During the day this isn't too much of a hassle.  But diarrhea is uncontrollable which means there have been night time diaper changes, something we haven't done in a very long time.  And as the stay-at-home mom, night shifts are my responsibility.  Daddy needs to rest up for work.

Now typically I don't mind night shift.  It usually means once a night I get up and comfort Adi back to sleep.  ONCE a night.  With the sickness it's been 2 or 3 times a night, and at least one of those is a diaper change followed by 30 minutes of calming Adi back down and rocking her back to sleep.

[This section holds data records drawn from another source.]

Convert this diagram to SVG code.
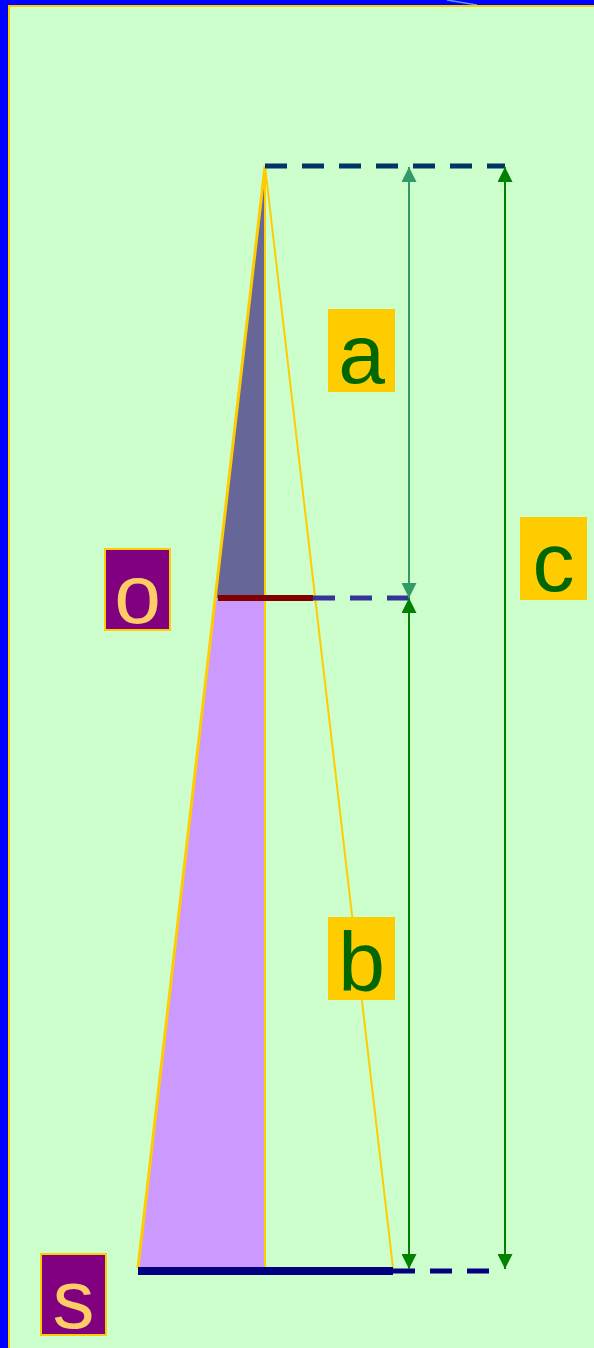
<svg xmlns="http://www.w3.org/2000/svg" width="594" height="1348" viewBox="0 0 594 1348">
<style>
.lbl{fill:#ffcc00}
.lt{font-family:"Liberation Sans",Arial,sans-serif;font-size:84px;fill:#006600;text-anchor:middle}
.pt{font-family:"Liberation Sans",Arial,sans-serif;font-size:84px;fill:#ffcc66;text-anchor:middle}
.pb{fill:#800080;stroke:#ffcc00;stroke-width:2}
.dash{stroke-width:5;stroke-dasharray:22 15;fill:none}
</style>
<defs>
<marker id="ha" viewBox="0 0 10 10" refX="10" refY="5" markerWidth="15" markerHeight="15" markerUnits="userSpaceOnUse" orient="auto-start-reverse"><path d="M0,0 L10,5 L0,10 Z" fill="#339966"/></marker>
<marker id="hg" viewBox="0 0 10 10" refX="10" refY="5" markerWidth="15" markerHeight="15" markerUnits="userSpaceOnUse" orient="auto-start-reverse"><path d="M0,0 L10,5 L0,10 Z" fill="#008000"/></marker>
</defs>
<rect x="0" y="0" width="594" height="1348" fill="#ccffcc"/>
<rect x="0" y="0" width="594" height="5" fill="#0000ff"/>
<rect x="0" y="0" width="8" height="1348" fill="#0000ff"/>
<line x1="447" y1="0" x2="477" y2="5" stroke="#5599ff" stroke-width="1.5"/>
<line x1="8" y1="6" x2="594" y2="6" stroke="#ffcc00" stroke-width="2"/>
<line x1="9" y1="6" x2="9" y2="1348" stroke="#ffcc00" stroke-width="2"/>
<g id="cone">
<polygon points="265,166 215,598 265,598" fill="#666699"/>
<polygon points="215,598 138,1268 265,1268 265,598" fill="#cc99ff"/>
<line x1="265" y1="166" x2="138" y2="1268" stroke="#ffcc00" stroke-width="3"/>
<line x1="265" y1="166" x2="393" y2="1268" stroke="#ffcc00" stroke-width="2"/>
<line x1="265" y1="166" x2="265" y2="1268" stroke="#ffcc00" stroke-width="2"/>
<line x1="218" y1="598" x2="313" y2="598" stroke="#800000" stroke-width="6"/>
<line x1="138" y1="1271" x2="393" y2="1271" stroke="#000080" stroke-width="8"/>
</g>
<g id="connectors">
<line class="dash" x1="265" y1="166" x2="505" y2="166" stroke="#003366"/>
<line class="dash" x1="313" y1="598" x2="409" y2="598" stroke="#333399"/>
<line class="dash" x1="393" y1="1271" x2="490" y2="1271" stroke="#000080"/>
<line x1="409" y1="167" x2="409" y2="598" stroke="#339966" stroke-width="2" marker-start="url(#ha)" marker-end="url(#ha)"/>
<line x1="409" y1="598" x2="409" y2="1269" stroke="#008000" stroke-width="2" marker-start="url(#hg)" marker-end="url(#hg)"/>
<line x1="505" y1="167" x2="505" y2="1269" stroke="#008000" stroke-width="2" marker-start="url(#hg)" marker-end="url(#hg)"/>
</g>
<g id="label-a"><rect class="lbl" x="328" y="309" width="67" height="83"/><text class="lt" x="361.5" y="383">a</text></g>
<g id="label-b"><rect class="lbl" x="328" y="917" width="67" height="83"/><text class="lt" x="361.5" y="991">b</text></g>
<g id="label-c"><rect class="lbl" x="520" y="517" width="67" height="83"/><text class="lt" x="553.5" y="591">c</text></g>
<g id="label-o"><rect class="pb" x="105" y="549" width="65" height="81"/><text class="pt" x="137.5" y="623">o</text></g>
<g id="label-s"><rect class="pb" x="41" y="1254" width="65" height="81"/><text class="pt" x="73.5" y="1328">s</text></g>
</svg>
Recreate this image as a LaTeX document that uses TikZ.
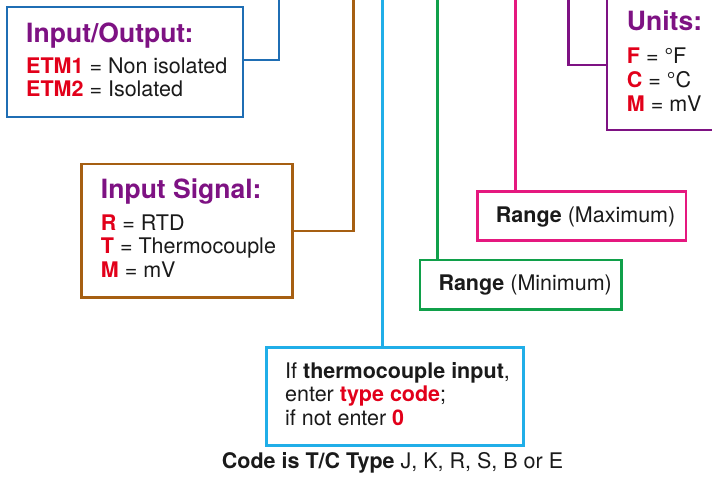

This is the first time I've hated having to put her back to sleep.  It's even rougher than it was in the beginning.  At least then we were using a co-sleeper and she was right next to me.  Now tending to my daughter means I actually have to GET UP.

But I do it.  People say that I'm crazy, that I should let her cry herself back to sleep and learn to self-soothe but as a Dr. Sears following momma I just can't do that.  I am 100% against the idea of convenience parenting and a firm believer in attachment parenting.  That's part of the reason this experiement even exists.

My child shouldn't be something else I schedule into my day.  Adi is my world, my life revolves around her not the other way around.  You see as an attachment parent, I believe in catering to my daughters needs.  If that means she has to be rocked to sleep instead of being put down awake I'm okay with that.  Part of parenting is sacrifice and I don't mind sacrificing a few minutes of sleep to make sure my daughter is comfortable and loved.

But with her being sick, the sacrifice has gone from a few minutes to a few hours.  Anyone who knows me knows I'm not very lovable when I'm tired.  So being a loving support for my daughter is really difficult when she's screaming at me at 3 in the morning.  So how do I solve this dilemma?

Well hopefully Adi will be feeling better soon.  But thankfully, I have an understanding husband who had been helping out in the mornings.  When he and Adi wake up at 7 he changes her diaper, and takes her into the bathroom with him (she plays in the exersaucer while he gets ready) that way I can get an extra hour or so of sleep.  It may not be the most efficient method, but right now it makes everyone feel loved.

And really isn't that all that matters when it comes to family?